__Goal of the exercise__
Scan the listing below and copy every line holding "file".

__Information supplied__
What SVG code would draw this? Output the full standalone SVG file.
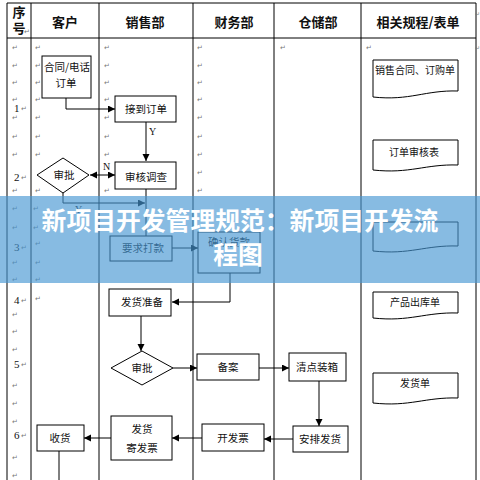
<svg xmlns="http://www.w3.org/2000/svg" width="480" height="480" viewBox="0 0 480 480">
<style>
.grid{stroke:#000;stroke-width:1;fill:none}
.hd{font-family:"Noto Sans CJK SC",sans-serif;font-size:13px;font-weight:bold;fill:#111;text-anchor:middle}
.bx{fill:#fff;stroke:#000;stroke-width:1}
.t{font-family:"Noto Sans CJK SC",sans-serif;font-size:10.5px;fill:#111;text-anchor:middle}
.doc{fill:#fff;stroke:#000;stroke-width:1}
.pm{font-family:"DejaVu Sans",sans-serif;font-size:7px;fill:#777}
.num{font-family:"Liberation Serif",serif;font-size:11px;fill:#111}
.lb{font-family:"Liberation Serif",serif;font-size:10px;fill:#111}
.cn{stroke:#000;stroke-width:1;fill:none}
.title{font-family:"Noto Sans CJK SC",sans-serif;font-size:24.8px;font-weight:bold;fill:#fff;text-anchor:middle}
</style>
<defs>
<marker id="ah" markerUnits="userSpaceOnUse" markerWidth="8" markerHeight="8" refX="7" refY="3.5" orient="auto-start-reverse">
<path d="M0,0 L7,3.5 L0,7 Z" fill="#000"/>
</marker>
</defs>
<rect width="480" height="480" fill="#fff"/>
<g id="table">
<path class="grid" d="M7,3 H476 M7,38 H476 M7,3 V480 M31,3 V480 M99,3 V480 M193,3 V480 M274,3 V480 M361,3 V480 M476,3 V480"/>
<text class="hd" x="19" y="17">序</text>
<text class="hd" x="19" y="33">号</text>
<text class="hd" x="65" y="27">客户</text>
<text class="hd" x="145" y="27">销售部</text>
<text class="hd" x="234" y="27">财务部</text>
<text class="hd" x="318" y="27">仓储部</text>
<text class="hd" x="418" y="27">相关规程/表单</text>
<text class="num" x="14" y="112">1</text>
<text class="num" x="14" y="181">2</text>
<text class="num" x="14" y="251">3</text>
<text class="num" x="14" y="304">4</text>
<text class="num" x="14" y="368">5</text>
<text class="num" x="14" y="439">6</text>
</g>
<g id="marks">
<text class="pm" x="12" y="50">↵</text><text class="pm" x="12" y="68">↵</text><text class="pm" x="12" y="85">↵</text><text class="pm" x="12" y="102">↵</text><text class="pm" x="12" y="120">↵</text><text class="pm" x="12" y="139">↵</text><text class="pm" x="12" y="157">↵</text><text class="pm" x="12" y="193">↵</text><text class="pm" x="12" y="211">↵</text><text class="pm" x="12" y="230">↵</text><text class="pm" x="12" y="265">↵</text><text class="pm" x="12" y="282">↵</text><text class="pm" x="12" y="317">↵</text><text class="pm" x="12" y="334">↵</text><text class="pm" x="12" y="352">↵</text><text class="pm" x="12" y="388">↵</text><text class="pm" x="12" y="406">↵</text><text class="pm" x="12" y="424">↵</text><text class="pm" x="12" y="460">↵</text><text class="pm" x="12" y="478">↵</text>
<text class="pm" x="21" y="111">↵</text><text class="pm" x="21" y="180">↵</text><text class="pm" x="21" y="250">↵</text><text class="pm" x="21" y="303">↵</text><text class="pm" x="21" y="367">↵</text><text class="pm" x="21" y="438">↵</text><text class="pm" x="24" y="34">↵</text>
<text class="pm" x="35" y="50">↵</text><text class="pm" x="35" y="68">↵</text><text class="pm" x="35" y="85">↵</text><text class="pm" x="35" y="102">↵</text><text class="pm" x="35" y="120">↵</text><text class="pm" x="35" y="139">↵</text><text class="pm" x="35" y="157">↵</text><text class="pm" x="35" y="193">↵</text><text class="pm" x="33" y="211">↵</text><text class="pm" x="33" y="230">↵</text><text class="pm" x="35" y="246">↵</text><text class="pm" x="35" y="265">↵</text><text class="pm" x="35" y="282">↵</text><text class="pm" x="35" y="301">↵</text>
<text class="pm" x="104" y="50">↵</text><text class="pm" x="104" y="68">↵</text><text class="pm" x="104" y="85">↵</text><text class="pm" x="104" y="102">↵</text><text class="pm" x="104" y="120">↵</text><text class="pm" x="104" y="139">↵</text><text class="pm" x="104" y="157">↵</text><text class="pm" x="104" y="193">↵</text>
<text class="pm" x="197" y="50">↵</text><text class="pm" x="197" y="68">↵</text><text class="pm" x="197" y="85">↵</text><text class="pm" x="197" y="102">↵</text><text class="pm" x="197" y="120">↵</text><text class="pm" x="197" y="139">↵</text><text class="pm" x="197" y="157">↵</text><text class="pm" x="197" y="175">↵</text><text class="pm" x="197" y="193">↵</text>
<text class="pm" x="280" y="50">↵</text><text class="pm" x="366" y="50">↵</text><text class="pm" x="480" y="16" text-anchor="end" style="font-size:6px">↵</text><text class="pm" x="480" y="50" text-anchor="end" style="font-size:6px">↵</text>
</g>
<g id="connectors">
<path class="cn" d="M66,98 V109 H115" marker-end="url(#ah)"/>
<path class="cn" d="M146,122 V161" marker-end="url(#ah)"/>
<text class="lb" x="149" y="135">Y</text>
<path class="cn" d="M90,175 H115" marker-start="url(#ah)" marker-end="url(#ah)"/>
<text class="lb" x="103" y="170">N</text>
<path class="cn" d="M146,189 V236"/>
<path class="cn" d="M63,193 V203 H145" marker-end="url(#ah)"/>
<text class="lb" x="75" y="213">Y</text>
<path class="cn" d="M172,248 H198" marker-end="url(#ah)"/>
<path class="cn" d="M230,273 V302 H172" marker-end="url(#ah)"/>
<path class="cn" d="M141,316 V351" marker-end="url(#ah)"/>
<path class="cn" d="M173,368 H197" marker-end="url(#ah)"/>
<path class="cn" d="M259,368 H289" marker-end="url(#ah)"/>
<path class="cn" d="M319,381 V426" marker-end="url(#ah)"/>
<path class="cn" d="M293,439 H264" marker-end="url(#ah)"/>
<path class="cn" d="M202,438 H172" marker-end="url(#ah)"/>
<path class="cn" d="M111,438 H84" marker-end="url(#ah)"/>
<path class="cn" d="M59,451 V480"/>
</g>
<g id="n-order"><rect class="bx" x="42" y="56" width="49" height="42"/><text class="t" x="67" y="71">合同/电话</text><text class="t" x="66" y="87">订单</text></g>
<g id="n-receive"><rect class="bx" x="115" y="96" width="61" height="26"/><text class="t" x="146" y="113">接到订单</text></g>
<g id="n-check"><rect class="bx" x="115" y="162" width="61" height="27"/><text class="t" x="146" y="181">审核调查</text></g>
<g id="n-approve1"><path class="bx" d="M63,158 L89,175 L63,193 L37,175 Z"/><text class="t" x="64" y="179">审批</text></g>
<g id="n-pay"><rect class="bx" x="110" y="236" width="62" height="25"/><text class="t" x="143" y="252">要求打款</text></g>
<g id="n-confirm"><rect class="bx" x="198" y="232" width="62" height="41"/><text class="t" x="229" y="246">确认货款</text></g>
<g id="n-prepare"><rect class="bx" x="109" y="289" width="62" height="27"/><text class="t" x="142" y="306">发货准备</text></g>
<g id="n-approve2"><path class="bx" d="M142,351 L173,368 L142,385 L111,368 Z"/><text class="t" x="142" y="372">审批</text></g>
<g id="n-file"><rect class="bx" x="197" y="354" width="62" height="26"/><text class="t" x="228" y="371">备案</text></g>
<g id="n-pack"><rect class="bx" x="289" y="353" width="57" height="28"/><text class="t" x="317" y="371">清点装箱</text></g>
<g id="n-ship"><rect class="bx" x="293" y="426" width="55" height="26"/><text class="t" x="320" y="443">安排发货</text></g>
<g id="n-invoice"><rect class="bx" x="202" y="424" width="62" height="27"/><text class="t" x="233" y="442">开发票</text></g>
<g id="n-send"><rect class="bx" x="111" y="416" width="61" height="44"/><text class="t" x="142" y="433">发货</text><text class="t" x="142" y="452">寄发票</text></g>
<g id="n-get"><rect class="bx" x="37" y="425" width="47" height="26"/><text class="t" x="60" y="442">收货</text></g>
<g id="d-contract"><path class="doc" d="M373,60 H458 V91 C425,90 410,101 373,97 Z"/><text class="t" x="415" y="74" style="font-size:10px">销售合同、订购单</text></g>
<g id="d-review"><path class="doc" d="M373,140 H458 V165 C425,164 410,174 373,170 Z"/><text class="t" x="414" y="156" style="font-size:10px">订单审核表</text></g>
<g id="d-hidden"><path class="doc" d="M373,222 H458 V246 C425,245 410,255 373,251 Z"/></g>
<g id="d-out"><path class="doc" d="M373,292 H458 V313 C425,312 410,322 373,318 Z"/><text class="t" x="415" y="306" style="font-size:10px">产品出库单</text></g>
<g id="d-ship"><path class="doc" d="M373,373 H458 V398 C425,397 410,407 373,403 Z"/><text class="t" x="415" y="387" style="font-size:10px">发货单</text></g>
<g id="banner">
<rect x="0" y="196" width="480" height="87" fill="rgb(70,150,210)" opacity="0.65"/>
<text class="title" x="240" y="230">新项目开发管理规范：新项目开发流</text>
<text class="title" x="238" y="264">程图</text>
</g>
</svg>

__Solution__
What SVG code would draw this? Output the full standalone SVG file.
<g id="n-file"><rect class="bx" x="197" y="354" width="62" height="26"/><text class="t" x="228" y="371">备案</text></g>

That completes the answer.